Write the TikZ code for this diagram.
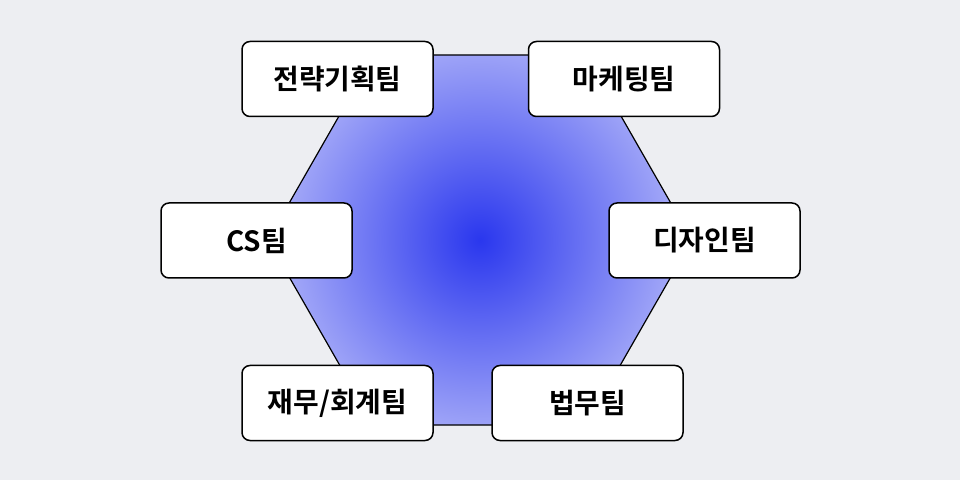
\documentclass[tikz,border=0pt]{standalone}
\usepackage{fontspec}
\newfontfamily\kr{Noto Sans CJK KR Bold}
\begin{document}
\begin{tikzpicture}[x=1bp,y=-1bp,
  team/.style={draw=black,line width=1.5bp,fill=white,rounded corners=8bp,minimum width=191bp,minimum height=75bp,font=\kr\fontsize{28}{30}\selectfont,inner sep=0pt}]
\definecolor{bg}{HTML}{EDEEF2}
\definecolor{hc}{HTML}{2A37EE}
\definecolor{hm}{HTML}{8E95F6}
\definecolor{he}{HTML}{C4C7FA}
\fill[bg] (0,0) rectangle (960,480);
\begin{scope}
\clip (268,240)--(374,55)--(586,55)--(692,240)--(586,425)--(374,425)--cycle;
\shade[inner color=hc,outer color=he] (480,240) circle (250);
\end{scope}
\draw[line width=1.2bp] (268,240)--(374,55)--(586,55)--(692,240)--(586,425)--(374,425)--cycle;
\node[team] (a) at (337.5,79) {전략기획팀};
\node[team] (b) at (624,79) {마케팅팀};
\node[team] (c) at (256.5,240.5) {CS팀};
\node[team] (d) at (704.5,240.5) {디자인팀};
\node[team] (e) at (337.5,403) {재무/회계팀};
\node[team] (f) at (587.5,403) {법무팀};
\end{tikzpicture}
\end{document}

+ + + + +

▸ WHAT IS NEEDED
Transcribe the listing in full. Omit the pictures and keep every line exact.

▸ COMPLETED TASK
Write the TikZ code for this diagram.
\documentclass[tikz,border=0pt]{standalone}
\usepackage{fontspec}
\newfontfamily\kr{Noto Sans CJK KR Bold}
\begin{document}
\begin{tikzpicture}[x=1bp,y=-1bp,
  team/.style={draw=black,line width=1.5bp,fill=white,rounded corners=8bp,minimum width=191bp,minimum height=75bp,font=\kr\fontsize{28}{30}\selectfont,inner sep=0pt}]
\definecolor{bg}{HTML}{EDEEF2}
\definecolor{hc}{HTML}{2A37EE}
\definecolor{hm}{HTML}{8E95F6}
\definecolor{he}{HTML}{C4C7FA}
\fill[bg] (0,0) rectangle (960,480);
\begin{scope}
\clip (268,240)--(374,55)--(586,55)--(692,240)--(586,425)--(374,425)--cycle;
\shade[inner color=hc,outer color=he] (480,240) circle (250);
\end{scope}
\draw[line width=1.2bp] (268,240)--(374,55)--(586,55)--(692,240)--(586,425)--(374,425)--cycle;
\node[team] (a) at (337.5,79) {전략기획팀};
\node[team] (b) at (624,79) {마케팅팀};
\node[team] (c) at (256.5,240.5) {CS팀};
\node[team] (d) at (704.5,240.5) {디자인팀};
\node[team] (e) at (337.5,403) {재무/회계팀};
\node[team] (f) at (587.5,403) {법무팀};
\end{tikzpicture}
\end{document}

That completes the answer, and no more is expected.